When Hyundais were first sold in Australia, they were inexpensive little transportation appliances that were not known for their charisma. Inexpensive was the operative word, as nothing on early models felt expensive or particularly well made. Rental agencies and company fleet buyers loved them, but for private buyers, the low price was the only thing that was truly attractive.
The Hyundai Excel was finally phased out in 2000, and South Korea’s new light car finally got some style. There was a European-like front end, and the three-door hatch made an attempt at sportiness. The Hyundai Accent wasn’t exactly a head-turner, but it did look better than the vanilla Excel. It was slightly better to drive too, thanks mostly to extra sound-deadening material.
The standard 1.5L DOHC 16V engine had been modified to offer more torque at lower rpms, and the optional automatic transmission could vary shift timing, based on the current driving style. It was no Alfa Romeo, but for an inexpensive car, it wasn’t too bad.
In 2003, the Hyundai Accent received a makeover, becoming the LC Series-II. There was a smoother front fascia, a bigger 1.6L engine, a new dash, more comfortable seats, and new suspension/steering geometry. These weren’t massive changes, but they helped the Hyundai Accent to become more popular.
For 2006, the all-new MC Hyundai Accent got longer, wider, and taller. This provided a much roomier cabin, and the stiffened chassis allowed for a more comfortable ride, along with better handling too.
Now a serious small car contender, the MC Hyundai Accent had a more powerful version of the LC’s 1.6L and a lot of new safety gear as well. It included four-wheel disc brakes with ABS and brake force distribution. Dual front airbags came standard as well, along with revised side impact door beams and front seatbelt pre-tensioners.
In 2011, Hyundai released a brand new Accent, complete with their signature ‘fluidic sculpture’ design language, and a new diesel model called the Hyundai Accent CRDi. In this guise, the little Accent thumps out 260Nm of twist, while coddling you in a mass of luxury-level kit. In ‘Premium’ trim, the Hyundai Accent is available with features normally reserved for more expensive cars. And it has lots of safety equipment too, including 6 airbags, stability/traction control, and a reversing camera.
The LC Hyundai Accent had a twin-cam 16-valve 1.5L that made 76kW and 133Nm of torque.
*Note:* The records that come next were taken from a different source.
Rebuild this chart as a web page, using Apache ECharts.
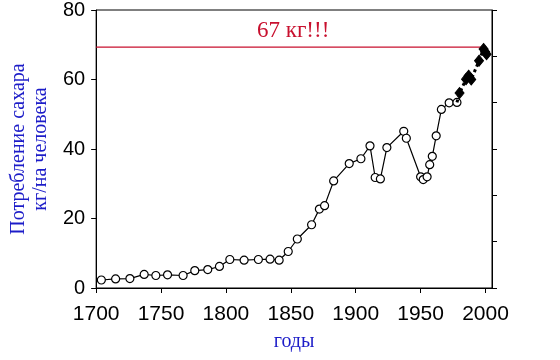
<!DOCTYPE html>
<html>
<head>
<meta charset="utf-8">
<script src="https://cdn.jsdelivr.net/npm/echarts@6/dist/echarts.min.js"></script>
<style>html,body{margin:0;padding:0;background:#fff;}#c{width:560px;height:360px;}</style>
</head>
<body>
<div id="c"></div>
<script>
// historical data (open circles)
var yearsHist = [1704,1715,1726,1737,1746,1755,1767,1776,1786,1795,1803,1814,1825,1834,1841,1848,1855,1866,1872,1876,1883,1895,1904,1911,1915,1919,1924,1937,1939,1950,1952,1955,1957,1959,1962,1966,1972,1978];
var valsHist = [2.3,2.6,2.7,3.9,3.6,3.8,3.6,5.0,5.3,6.2,8.2,8.0,8.2,8.3,8.0,10.5,14.1,18.2,22.7,23.7,30.8,35.8,37.2,40.9,31.8,31.4,40.4,45.1,43.1,32.0,31.2,32.0,35.5,37.9,43.8,51.4,53.3,53.4];
// recent data (filled diamonds, dotted)
var yearsRecent = [1978,1980,1985,1987,1989,1995,1998.5,1999.7,2000.8];
var valsRecent = [53.4,56.1,60.1,61.1,60.0,65.4,68.8,68.0,67.3];
// reference level line
var refYears = [1700, 1999];
var refLevel = 69.3;
var refText = '67 кг!!!';
var xTicks = [1700,1750,1800,1850,1900,1950,2000];
var yTicks = [0,20,40,60,80];
var yTitle = 'Потребление сахара\nкг/на человека';
var xTitle = 'годы';

var histData = yearsHist.map(function(y,i){return [y, valsHist[i]];});
var recentData = yearsRecent.map(function(y,i){
  var d = {value:[y, valsRecent[i]]};
  if (i === 0) d.symbol = 'none';
  return d;
});
var refData = refYears.map(function(y){return [y, refLevel];});

var chart = echarts.init(document.getElementById('c'), null, {renderer:'canvas'});
chart.setOption({
  animation:false,
  backgroundColor:'#fff',
  grid:{left:96, right:68, top:9, bottom:72, show:true, borderColor:'#000', borderWidth:1, backgroundColor:'transparent'},
  xAxis:{
    type:'value', min:1700, max:2005,
    axisLine:{show:true, lineStyle:{color:'#000', width:1}},
    axisTick:{show:true, inside:false, length:5, lineStyle:{color:'#000'}, customValues:xTicks},
    axisLabel:{color:'#000', fontFamily:'Liberation Sans', fontSize:21, margin:16, customValues:xTicks,
      formatter:function(v){return String(v);}},
    splitLine:{show:false},
    name:xTitle, nameLocation:'middle', nameGap:44,
    nameTextStyle:{color:'#1c1cc8', fontFamily:'Liberation Serif', fontSize:20}
  },
  yAxis:[{
    type:'value', min:0, max:80, interval:20,
    axisLine:{show:true, lineStyle:{color:'#000', width:1}},
    axisTick:{show:true, inside:false, length:5, lineStyle:{color:'#000'}},
    axisLabel:{color:'#000', fontFamily:'Liberation Sans', fontSize:20, margin:11},
    splitLine:{show:false},
    name:yTitle, nameLocation:'middle', nameGap:44, nameRotate:90,
    nameTextStyle:{color:'#1c1cc8', fontFamily:'Liberation Serif', fontSize:20, lineHeight:22, align:'center'}
  },{
    type:'value', min:0, max:6, interval:1, position:'right',
    axisLine:{show:true, lineStyle:{color:'#000', width:1}},
    axisTick:{show:true, inside:false, length:5, lineStyle:{color:'#000'}},
    axisLabel:{show:false},
    splitLine:{show:false}
  }],
  graphic:[{
    type:'text', left:257, top:19,
    style:{text:refText, fill:'#c8102e', font:'23px "Liberation Serif"'}
  }],
  series:[{
    type:'line', data:refData, yAxisIndex:0,
    symbol:'none', silent:true,
    lineStyle:{color:'#c8102e', width:1.3},
    z:2
  },{
    type:'line', data:histData, yAxisIndex:0,
    symbol:'circle', symbolSize:8,
    itemStyle:{color:'#fff', borderColor:'#000', borderWidth:1.2},
    lineStyle:{color:'#000', width:1.2},
    z:3
  },{
    type:'line', data:recentData, yAxisIndex:0,
    symbol:'diamond', symbolSize:[9,11],
    itemStyle:{color:'#000', borderColor:'#000'},
    lineStyle:{color:'#000', width:3, type:'dotted'},
    z:4
  }]
});
</script>
</body>
</html>
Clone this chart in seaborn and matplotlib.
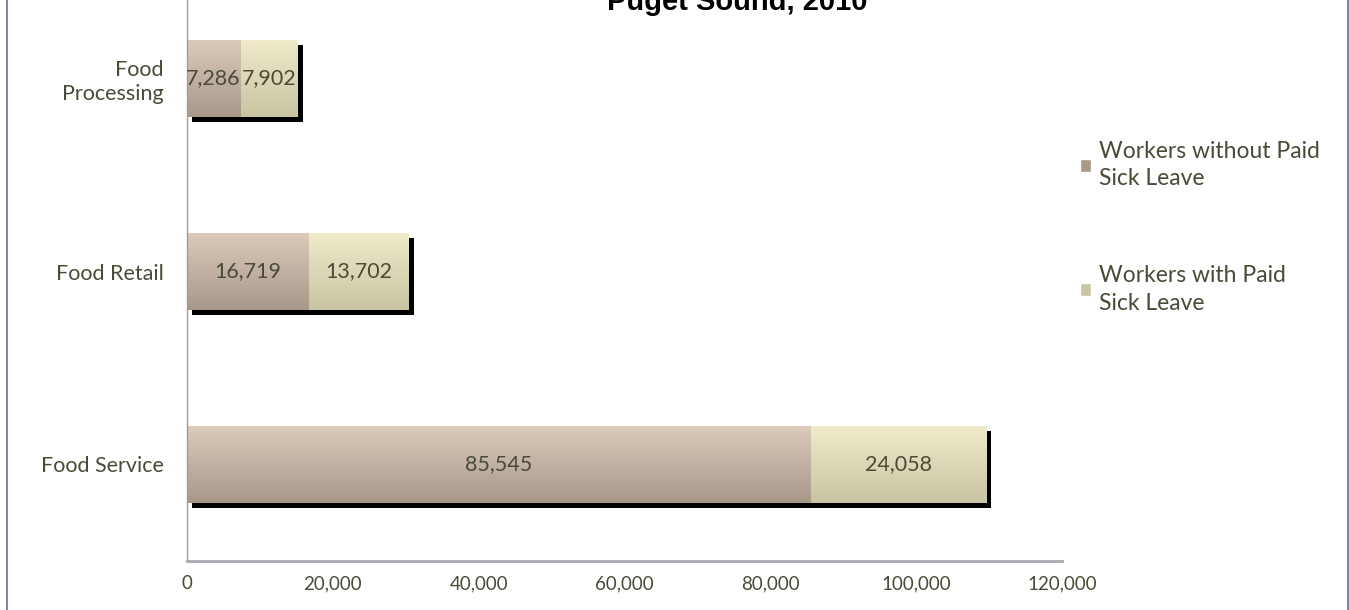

Fuel consumption with the 5-speed manual was around 7.1L/100km.
LC Series-II models got a 1.6L power plant, which produced 78kW and 145Nm of torque. Fuel consumption was similar to the 1.5L. In the MC Hyundai Accent, the 1.6L gains variable valve timing (CVVT), which results in 82kW. Fuel consumption is down to 7.0L/100km in the hatch and 6.8L in the sedan (when equipped with the manual transmission).
The 2011+ RB Hyundai Accent gets power from either a 1.6L petrol that makes 91kW and 158 Nm of torque (6.0L/100km for the hatch and 6.4L/100km for the sedan), or a 1.6L intercooled turbo diesel that makes 94kW and 260Nm of torque. The thrifty, torque-y Hyundai Accent Diesel can achieve an impressive 4.5L/100km with the 6-speed manual or 5.6L/100km with the 6-speed automatic.
The base LC Hyundai Accent came standard with four tyres and a steering wheel. GS and GLS versions can be found with power windows, central locking, power mirrors, and a tilt steering wheel. Series II cars were similarly equipped.
Unlike previous generations of the Hyundai Accent, the MC came bearing gifts. Standard kit included electric windows, electric demisting side mirrors, remote central locking, a CD player with steering wheel controls, air-conditioning with pollen filtration, and an alarm. Clearly, Hyundai was no longer content with just being an inexpensive car company on the market.
Standard kit on the RB Hyundai Accent includes electric windows and mirrors, keyless entry with alarm, air-conditioning, and iPod/USB/Bluetooth connectivity. Options include leather, parking sensors, and remote starting.
Early versions of the Hyundai Accent competed against such cars as the Mitsubishi Lancer, Toyota Echo, Nissan Pulsar, and Honda Civic. Those cars are generally considered superior to the LC Accent, and they are a lot more expensive too. The MC Hyundai Accent contended against such light cars as the Ford Festiva, Mazda2, and Toyota Yaris. But for the first time, the Hyundai offered more car for the money.
The RB Hyundai Accent is going after upmarket competitors liked the Ford Festiva and VW Polo, by offering a premium-feeling small car for less money. The Hyundai Accent diesel is also more powerful than the oil-burning Ford Festiva.